Step 8: Re-evaluate and adjust as necessary

Monitor costs and inflation: Higher education costs can fluctuate, so annually update your target corpus as needed.

Adjust investments: Based on the market or changes in your financial situation, adjust your investment plan to stay on track.

 

Step 9: Plan withdrawals strategically

Start withdrawing gradually: As your timeline approach near goal, gradually shift to safer investment options to protect the corpus from equity market volatility.

Consider tax implications: Be mindful of tax-efficient withdrawals to maximize the funds available for your child’s education.

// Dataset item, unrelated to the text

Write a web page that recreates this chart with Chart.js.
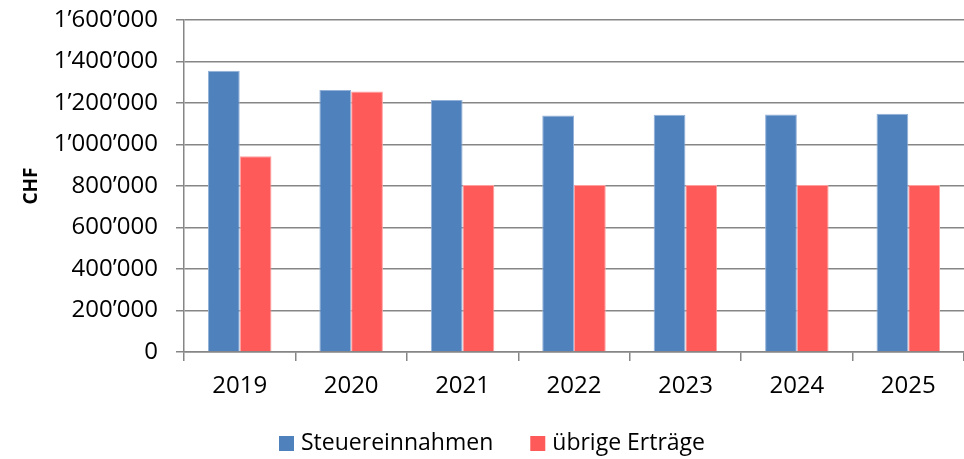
<!DOCTYPE html>
<html>
<head>
<meta charset="utf-8">
<script src="https://cdn.jsdelivr.net/npm/chart.js@4.4.1/dist/chart.umd.min.js"></script>
<style>
  html, body { margin: 0; padding: 0; background: #ffffff; }
  #chart { display: block; }
</style>
</head>
<body>
<canvas id="chart" width="964" height="459"></canvas>
<script>
// Jahre und Werte (CHF)
const jahre = ['2019', '2020', '2021', '2022', '2023', '2024', '2025'];
const steuereinnahmen = [1356000, 1263000, 1215000, 1140000, 1143000, 1145000, 1148000];
const uebrigeErtraege = [943000, 1255000, 805000, 805000, 805000, 805000, 805000];
const yTicks = [0, 200000, 400000, 600000, 800000, 1000000, 1200000, 1400000, 1600000];

const schrift = "'Open Sans', 'Noto Sans', sans-serif";
const gitterFarbe = '#868686';

// Zahlen mit Apostroph gruppieren: 1’600’000
function chf(v) {
    return String(v).replace(/\B(?=(\d{3})+(?!\d))/g, '\u2019');
}

// eigene Legende unten, damit Abstände wie im Original passen
const legendePlugin = {
    id: 'legendeUnten',
    afterDraw(chart) {
        const ctx = chart.ctx;
        const box = 15, luecke = 7, abstand = 37;
        ctx.save();
        ctx.font = '23px ' + schrift;
        ctx.textBaseline = 'middle';
        const items = chart.data.datasets.map(ds => ({
            text: ds.label, color: ds.backgroundColor, w: ctx.measureText(ds.label).width
        }));
        let gesamt = 0;
        items.forEach((it, i) => { gesamt += box + luecke + it.w + (i > 0 ? abstand : 0); });
        let x = chart.width / 2 + 10 - gesamt / 2;
        const y = 443;
        items.forEach(it => {
            ctx.fillStyle = it.color;
            ctx.fillRect(x, y - 7, box, box);
            x += box + luecke;
            ctx.fillStyle = '#000000';
            ctx.fillText(it.text, x, y);
            x += it.w + abstand;
        });
        ctx.restore();
    }
};

new Chart(document.getElementById('chart'), {
    type: 'bar',
    data: {
        labels: jahre,
        datasets: [
            {
                label: 'Steuereinnahmen',
                data: steuereinnahmen,
                backgroundColor: '#4f81bd',
                borderColor: '#93b1d8',
                borderWidth: { top: 1, left: 1, right: 1, bottom: 0 }
            },
            {
                label: 'übrige Erträge',
                data: uebrigeErtraege,
                backgroundColor: '#ff5a5a',
                borderColor: '#ffa0a0',
                borderWidth: { top: 1, left: 1, right: 1, bottom: 0 }
            }
        ]
    },
    plugins: [legendePlugin],
    options: {
        responsive: false,
        devicePixelRatio: 1,
        animation: false,
        barPercentage: 1.0,
        categoryPercentage: 0.57,
        layout: { padding: { top: 20, left: 20, right: 0, bottom: 47 } },
        plugins: {
            tooltip: { enabled: false },
            legend: { display: false }
        },
        scales: {
            x: {
                grid: {
                    offset: true,
                    drawOnChartArea: false,
                    drawTicks: true,
                    tickLength: 9,
                    color: gitterFarbe,
                    lineWidth: 1.5
                },
                border: { color: gitterFarbe, width: 1.5 },
                ticks: {
                    font: { family: schrift, size: 24 },
                    color: '#000000',
                    padding: 11,
                    maxRotation: 0
                },
                afterFit: s => { s.height = 60; }
            },
            y: {
                min: 0,
                max: 1600000,
                afterBuildTicks: s => { s.ticks = yTicks.map(v => ({ value: v })); },
                grid: {
                    color: gitterFarbe,
                    lineWidth: 1.5,
                    tickLength: 8
                },
                border: { color: gitterFarbe, width: 1.5 },
                ticks: {
                    font: { family: schrift, size: 24 },
                    color: '#000000',
                    padding: 18,
                    callback: v => chf(v)
                },
                title: {
                    display: true,
                    text: 'CHF',
                    font: { family: schrift, size: 19, weight: 'bold' },
                    color: '#000000',
                    padding: { top: 0, bottom: 0 }
                },
                afterFit: s => {
                    s.width = 164;
                    s.paddingTop = 0;
                    s.paddingBottom = 0;
                }
            }
        }
    }
});
</script>
</body>
</html>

By following proper planning, you can build a well-rounded education corpus that will help ensure that your child has the financial resources they need for their higher education goals.

An illustrative Example

Shreyo’s Higher Education Financial Goal

  Current Cost (Rs) Time to Goal (Years) Future Cost (Rs)
assuming inflation of 10%

Required (Step-Up 5%/year)
SIP Investment (Rs)/month

Graduation ₹ 25 Lakhs 18 ₹1.04 crores ₹ 11,000
Masters ₹ 25 Lakhs 22 ₹1.53 crores ₹ 9,000
Total ₹ 20,000^
(Note: ^Investment return assumed at compounding rate of 12% per annum in equity mutual funds)

Shreyo’s graduation.

They want to fund Shreyo’s graduation course, when she’s 18 years old, at one of the premier institutes in India. 

  • IIIT Hyderabad B.Tech Tuition fee for the batch of 2025 is INR 4,50,000/- per annum = 18 Lakh for full B.Tech
  • BITS Pilani B.Tech Tuition fee for the batch of 2025 is INR 2,59,500/- per semester = 20 Lakh for full B.Tech
  • IIM Kozhikode Bachelor of Management Studies (BMS) Tuition fee INR 7,00,000t per year = 28 Lakh for full BMS

 

Shreyo’s Masters

This goal is after 22 years, when she turns 22. The current cost to pursue this goal is considered at Rs 25 lakh. 

  • IIM Bangalore MBA Tuition fee = Rs. 26 Lakh
  • IIT Bombay MBA Tuition fee = Rs. 16 Lakh
  • XLRI Jamshedpur PGDM Human Resource Management Fees = Rs. 30.6 Lakhs
  • S P Jain Institute of Management and Research (SPJIMR) MBA Fee = Rs. 22.50 Lakhs

 

What do the parents need to do to ensure Financial corpus for Shreyo’s Education?

  1. To accomplish the financial goal, they need to invest Rs 20,000 per month in SIPs or Systematic Investment Plans of equity mutual funds, assuming they earn a compounding rate of return of 12% per annum.
  2. The SIP Amount should be increased every year by 5%.
  3. SIP should be started from the month the Child is born (Earlier the better).